In January, I met some people who helped me crack open my shell. As much as I was grateful for this, I felt completely exposed. I felt like everybody could see right through me, and I didn't like it.

A lot of things happened to me last year. Embarassing things, such as my bra (black sports thank you!) being exposed when I was racing one of my so called friends to lunch. About fifteen people saw it, but by the next day, I was the talk of the school. Many people came up to me and asked me what happened, and how it felt. I was humiliated and denied what happened. But it was too late, everybody already knew. I couldn't stop it, but people started saying other things, drastic things, that actually were not true.

My life was going horrible, and I just wanted to die. And I would have to, if it weren't for a couple of factors.

One: My fear of death. I'm scared, plain and simple. And many times, I would beat myself up over it. I just wasn't fair. The one thing I wanted, I couldn't have.

Two: My friends and family. As much as I wanted to leave them, I couldn't. I loved and still do love my family, and I can't just leave them. I just can't. I had also made friends, true friends, I couldn't just leave them, could I?

Three: Mibba. Even though I found it after all of this happened, It still helped me in so many ways. I found Mibba through imnotokay.net around the time that I had felt really depressed.

I am so happy that I did as well.

At fiirst, I didn't understand the site at all. But soon, I learned how to read the stories, and they were so cool. The stories all ranged in topics, and they were all so good. When I first found the stories, I was just a silent reader. I would read the author's notes saying to leave comments, but I didn't know how to. Soon enough though, I learned how to comment, and even create stories of my own.

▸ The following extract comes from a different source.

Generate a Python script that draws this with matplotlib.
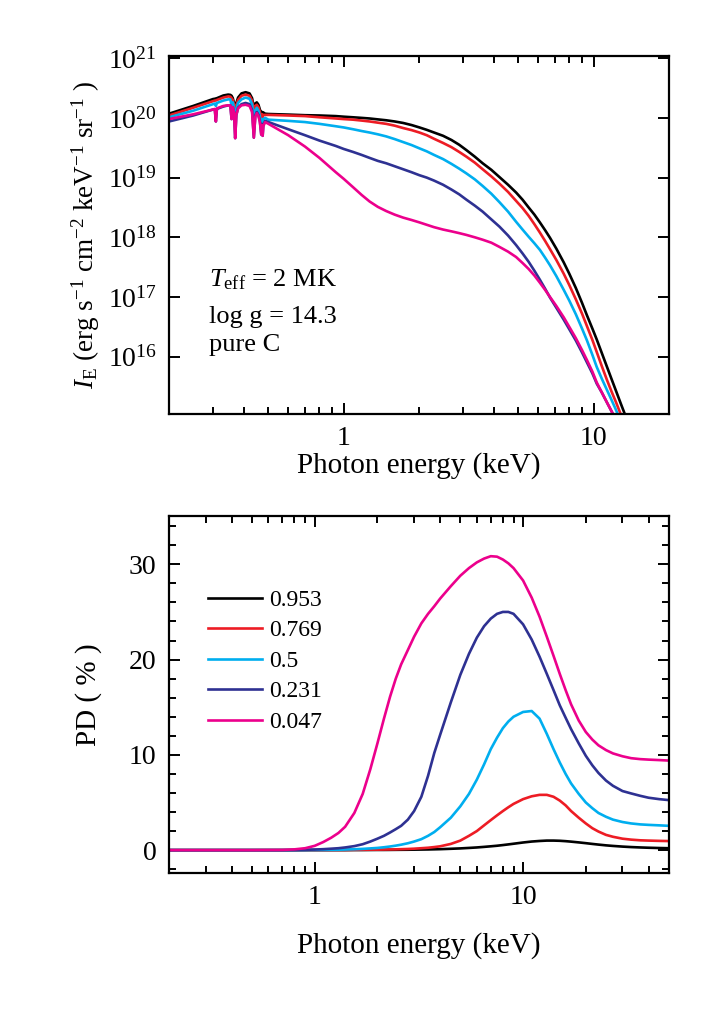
import numpy as np
import matplotlib
matplotlib.use("Agg")
import matplotlib.pyplot as plt
from matplotlib.ticker import LogLocator, NullFormatter, FixedLocator, MultipleLocator, FuncFormatter

plt.rcParams['font.family'] = ['Liberation Serif', 'DejaVu Serif']
plt.rcParams['mathtext.fontset'] = 'custom'
plt.rcParams['mathtext.rm'] = 'Liberation Serif'
plt.rcParams['mathtext.it'] = 'Liberation Serif:italic'
plt.rcParams['mathtext.bf'] = 'Liberation Serif:bold'

# ---------------- data ----------------
labels = ["0.953", "0.769", "0.5", "0.231", "0.047"]
colors = ["#000000", "#ED1C24", "#00AEEF", "#2E3192", "#EC008C"]

# top panel: specific intensity (log10 of I_E)
E_top = [0.20, 0.25, 0.30, 0.305, 0.308, 0.311, 0.33, 0.345, 0.352, 0.356, 0.360, 0.364,
         0.368, 0.372, 0.378, 0.39, 0.405, 0.42, 0.43, 0.437, 0.443, 0.449, 0.456, 0.462,
         0.468, 0.471, 0.474, 0.477, 0.485,
         0.50, 0.60, 0.70, 0.80, 0.93, 1.0, 1.09, 1.18, 1.27, 1.37, 1.48, 1.60, 1.73, 1.87,
         2.01, 2.15, 2.3, 2.5, 2.7, 2.9, 3.1, 3.35, 3.6, 3.9, 4.2, 4.55, 4.9, 5.2, 5.5, 5.8,
         6.1, 6.4, 6.7, 7.1, 7.6, 8.0, 8.5, 9.0, 9.4, 9.9, 10.3, 10.8, 11.3, 11.8, 12.3,
         12.9, 13.4, 14.0, 14.5]
logI_0953 = [20.07, 20.20, 20.315, 20.32, 20.325, 20.33, 20.375, 20.39, 20.385, 20.37, 20.33, 20.25,
             20.15, 20.25, 20.34, 20.41, 20.43, 20.41, 20.33, 20.18, 20.24, 20.26, 20.22, 20.14,
             20.08, 20.10, 20.07, 20.09, 20.07,
             20.065, 20.055, 20.045, 20.04, 20.03, 20.02, 20.01, 20.0, 19.99, 19.975, 19.96, 19.94,
             19.915, 19.88, 19.84, 19.80, 19.755, 19.70, 19.63, 19.55, 19.46, 19.35, 19.24, 19.13,
             19.01, 18.88, 18.75, 18.63, 18.50, 18.38, 18.25, 18.12, 17.99, 17.81, 17.58, 17.39,
             17.15, 16.90, 16.70, 16.47, 16.29, 16.06, 15.84, 15.63, 15.43, 15.20, 15.02, 14.80,
             14.60]
logI_0769 = [20.04, 20.17, 20.28, 20.29, 20.29, 20.30, 20.34, 20.36, 20.355, 20.33, 20.30, 20.22,
             20.10, 20.21, 20.30, 20.37, 20.39, 20.37, 20.29, 20.12, 20.20, 20.22, 20.18, 20.10,
             20.02, 20.06, 20.01, 20.05, 20.05,
             20.05, 20.04, 20.03, 20.01, 19.99, 19.98, 19.97, 19.955, 19.94, 19.92, 19.90, 19.87,
             19.83, 19.795, 19.755, 19.71, 19.65, 19.58, 19.51, 19.43, 19.35, 19.25, 19.14, 19.02,
             18.90, 18.76, 18.61, 18.49, 18.36, 18.22, 18.08, 17.94, 17.80, 17.62, 17.39, 17.20,
             16.96, 16.72, 16.52, 16.28, 16.08, 15.84, 15.62, 15.42, 15.24, 15.02, 14.85, 14.62,
             14.45]
logI_05 = [20.01, 20.12, 20.23, 20.24, 20.20, 20.25, 20.29, 20.31, 20.31, 20.20, 20.26, 20.16,
           19.95, 20.14, 20.25, 20.31, 20.34, 20.32, 20.23, 19.95, 20.13, 20.17, 20.12, 20.02,
           19.90, 19.98, 19.90, 19.98, 20.00,
           19.97, 19.95, 19.93, 19.90, 19.86, 19.84, 19.81, 19.78, 19.755, 19.725, 19.69, 19.645,
           19.595, 19.545, 19.49, 19.44, 19.38, 19.31, 19.23, 19.15, 19.07, 18.97, 18.86, 18.73,
           18.59, 18.43, 18.26, 18.13, 18.01, 17.90, 17.79, 17.66, 17.53, 17.35, 17.12, 16.94,
           16.71, 16.47, 16.28, 16.03, 15.83, 15.63, 15.45, 15.28, 15.11, 14.90, 14.72, 14.50,
           14.30]
logI_0231 = [19.94, 20.04, 20.14, 20.14, 19.94, 20.15, 20.19, 20.21, 20.21, 19.98, 20.18, 20.10,
             19.66, 20.05, 20.17, 20.23, 20.25, 20.23, 20.13, 19.67, 20.04, 20.10, 20.05, 19.95,
             19.72, 19.90, 19.70, 19.88, 19.95,
             19.93, 19.81, 19.71, 19.62, 19.53, 19.48, 19.43, 19.38, 19.33, 19.28, 19.24, 19.19,
             19.14, 19.09, 19.04, 19.00, 18.95, 18.88, 18.80, 18.72, 18.63, 18.53, 18.43, 18.30,
             18.18, 18.03, 17.87, 17.73, 17.59, 17.44, 17.29, 17.14, 16.99, 16.82, 16.62, 16.46,
             16.27, 16.07, 15.91, 15.72, 15.55, 15.40, 15.24, 15.09, 14.94, 14.75, 14.58, 14.40,
             14.20]
logI_0047 = [19.98, 20.06, 20.14, 20.15, 19.94, 20.16, 20.20, 20.21, 20.21, 19.98, 20.18, 20.10,
             19.66, 20.05, 20.16, 20.21, 20.22, 20.20, 20.10, 19.67, 20.02, 20.08, 20.03, 19.93,
             19.72, 19.88, 19.70, 19.86, 19.93,
             19.90, 19.71, 19.52, 19.33, 19.09, 18.98, 18.84, 18.71, 18.60, 18.51, 18.44, 18.38,
             18.33, 18.29, 18.25, 18.21, 18.17, 18.13, 18.10, 18.07, 18.04, 18.00, 17.96, 17.91,
             17.84, 17.76, 17.67, 17.57, 17.47, 17.36, 17.24, 17.12, 17.00, 16.85, 16.66, 16.50,
             16.31, 16.11, 15.95, 15.75, 15.57, 15.40, 15.24, 15.09, 14.94, 14.76, 14.60, 14.40,
             14.20]

# bottom panel: polarization degree (%)
E_pd = [0.2, 0.3, 0.5, 0.7, 0.8, 0.9, 1.0, 1.1, 1.2, 1.3, 1.4, 1.55, 1.7, 1.85, 2.0, 2.15,
        2.3, 2.45, 2.6, 2.8, 3.0, 3.25, 3.5, 3.75, 4.0, 4.5, 5.0, 5.5, 6.0, 6.5, 7.0, 7.5,
        8.0, 8.5, 9.0, 10, 11, 12, 13, 14, 15, 16, 17, 18.5, 20, 21.5, 23, 25, 27, 30,
        33, 36.5, 40, 45, 50]
pd_0953 = [0, 0, 0, 0, 0, 0, 0, 0, 0, 0, 0, 0.01, 0.01, 0.015, 0.02, 0.02,
           0.025, 0.03, 0.035, 0.04, 0.05, 0.06, 0.07, 0.085, 0.10, 0.14, 0.18, 0.23, 0.28, 0.34,
           0.40, 0.46, 0.53, 0.60, 0.67, 0.80, 0.90, 0.96, 1.00, 1.00, 0.98, 0.94, 0.89, 0.81,
           0.73, 0.65, 0.58, 0.50, 0.44, 0.37, 0.32, 0.28, 0.25, 0.22, 0.20]
pd_0769 = [0, 0, 0, 0, 0, 0, 0, 0.01, 0.01, 0.02, 0.02, 0.03, 0.04, 0.05, 0.05, 0.06,
           0.07, 0.08, 0.10, 0.12, 0.15, 0.20, 0.25, 0.32, 0.40, 0.65, 1.0, 1.5, 2.0, 2.6,
           3.15, 3.65, 4.1, 4.5, 4.85, 5.35, 5.65, 5.8, 5.8, 5.6, 5.2, 4.7, 4.1, 3.4,
           2.8, 2.3, 1.95, 1.6, 1.4, 1.2, 1.1, 1.03, 1.0, 0.97, 0.95]
pd_05 = [0, 0, 0, 0, 0, 0, 0.01, 0.02, 0.03, 0.04, 0.06, 0.09, 0.13, 0.18, 0.23, 0.30,
         0.38, 0.47, 0.57, 0.72, 0.90, 1.15, 1.5, 1.9, 2.4, 3.4, 4.6, 5.9, 7.4, 9.0,
         10.6, 11.8, 12.8, 13.5, 14.0, 14.5, 14.6, 13.8, 12.2, 10.6, 9.2, 8.0, 7.0, 5.9,
         5.0, 4.4, 3.9, 3.5, 3.2, 2.95, 2.8, 2.7, 2.65, 2.6, 2.55]
pd_0231 = [0, 0, 0, 0, 0.01, 0.03, 0.06, 0.10, 0.15, 0.20, 0.28, 0.42, 0.62, 0.90, 1.2, 1.5,
           1.85, 2.2, 2.55, 3.2, 4.1, 5.6, 7.8, 10.2, 12.1, 15.5, 18.4, 20.6, 22.3, 23.5,
           24.3, 24.8, 25.0, 25.0, 24.8, 23.7, 22.1, 20.3, 18.5, 16.8, 15.2, 13.9, 12.7, 11.2,
           9.9, 8.9, 8.1, 7.3, 6.75, 6.2, 5.95, 5.7, 5.5, 5.35, 5.25]
pd_0047 = [0, 0, 0, 0.02, 0.08, 0.20, 0.45, 0.85, 1.3, 1.8, 2.45, 3.9, 5.9, 8.5, 11.2, 13.8,
           16.1, 18.0, 19.5, 21.0, 22.4, 23.8, 24.8, 25.6, 26.4, 27.7, 28.8, 29.6, 30.2, 30.6,
           30.85, 30.8, 30.5, 30.1, 29.6, 28.3, 26.5, 24.5, 22.4, 20.4, 18.5, 16.8, 15.3, 13.6,
           12.4, 11.6, 11.0, 10.5, 10.15, 9.85, 9.65, 9.55, 9.5, 9.45, 9.4]

logI_all = [logI_0953, logI_0769, logI_05, logI_0231, logI_0047]
pd_all = [pd_0953, pd_0769, pd_05, pd_0231, pd_0047]

# ---------------- figure ----------------
fig = plt.figure(figsize=(7.06, 10.09), dpi=100)
ax1 = fig.add_axes([0.2394, 0.5897, 0.7078, 0.3551])
ax2 = fig.add_axes([0.2394, 0.1348, 0.7078, 0.3541])

lw = 1.9
for y, c in zip(logI_all, colors):
    ax1.plot(E_top, 10 ** np.array(y), color=c, lw=lw)
for y, c, l in zip(pd_all, colors, labels):
    ax2.plot(E_pd, y, color=c, lw=lw, label=l)

tick_fs = 20
for ax in (ax1, ax2):
    ax.set_xscale('log')
    for s in ax.spines.values():
        s.set_linewidth(1.6)
    ax.tick_params(which='both', direction='in', top=True, right=True, width=1.4)
    ax.tick_params(which='major', length=8, labelsize=tick_fs)
    ax.tick_params(which='minor', length=5)
    ax.tick_params(axis='x', which='major', pad=9)
    ax.tick_params(axis='y', which='major', pad=9)
    ax.xaxis.set_major_locator(FixedLocator([1, 10]))
    ax.xaxis.set_major_formatter(FuncFormatter(lambda v, p: "%d" % v))
    ax.xaxis.set_minor_locator(LogLocator(base=10, subs=np.arange(2, 10), numticks=20))
    ax.xaxis.set_minor_formatter(NullFormatter())

# top panel
ax1.set_yscale('log')
ax1.set_xlim(0.2, 20)
ax1.set_ylim(1.1e15, 1.1e21)
ax1.yaxis.set_major_locator(FixedLocator([1e16, 1e17, 1e18, 1e19, 1e20, 1e21]))
ax1.yaxis.set_major_formatter(FuncFormatter(lambda v, p: r"$10^{%d}$" % round(np.log10(v))))
ax1.yaxis.set_minor_locator(FixedLocator([]))
ax1.set_xlabel("Photon energy (keV)", fontsize=21)
ax1.xaxis.set_label_coords(0.5, -0.105)
ax1.set_ylabel(r"$I_{\rm E}$ (erg s$^{-1}$ cm$^{-2}$ keV$^{-1}$ sr$^{-1}$ )", fontsize=19.5)
ax1.yaxis.set_label_coords(-0.135, 0.5)
ax1.text(0.08, 0.355, r"$T_{\rm eff}$ = 2 MK", transform=ax1.transAxes, fontsize=19, va='baseline')
ax1.text(0.08, 0.255, "log g = 14.3", transform=ax1.transAxes, fontsize=19, va='baseline')
ax1.text(0.08, 0.175, "pure C", transform=ax1.transAxes, fontsize=19, va='baseline')

# bottom panel
ax2.set_xlim(0.2, 50)
ax2.set_ylim(-2.4, 35.1)
ax2.yaxis.set_major_locator(MultipleLocator(10))
ax2.yaxis.set_minor_locator(MultipleLocator(2))
ax2.set_xlabel("Photon energy (keV)", fontsize=21)
ax2.xaxis.set_label_coords(0.5, -0.165)
ax2.set_ylabel("PD ( % )", fontsize=21)
ax2.yaxis.set_label_coords(-0.135, 0.5)
leg = ax2.legend(loc='upper left', bbox_to_anchor=(0.06, 0.82), frameon=False, fontsize=17,
                 handlelength=2.25, handletextpad=0.3, labelspacing=0.38, borderaxespad=0)

fig.savefig("out.png", dpi=100)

I brought most of my old fan-fic stories from a different site on to here, and I benefitted from it. I started getting comments on my own stories and I loved it.

And I had made friends, but these friends I could and still do trust more than some poeple that I see on a regular basis. So many people give me such great advice and stay with me. I can tell you guys anything, and you won't judge me. I can trust you. When I'm lonely, you are there. When I'm depressed, you make me laugh. When I want to die, you all encourage me to carry on.

Four: Music. But not just music in general.

Fall Out Boy
My Chemical Romance
Panic(!) At The Disco
Green Day
Good Charlotte

Those bands. They gave me the strength, their words and lyrics helped me through so much. It felt as though they were talking to me as an individual, instead of me as an ordinary teenager. I can say that these bands saved my life, and it actually have meaning to it. I may not be the of the oldest members, but I sure as hell am one of the most dedicated.

Because of these factors, I am still alive.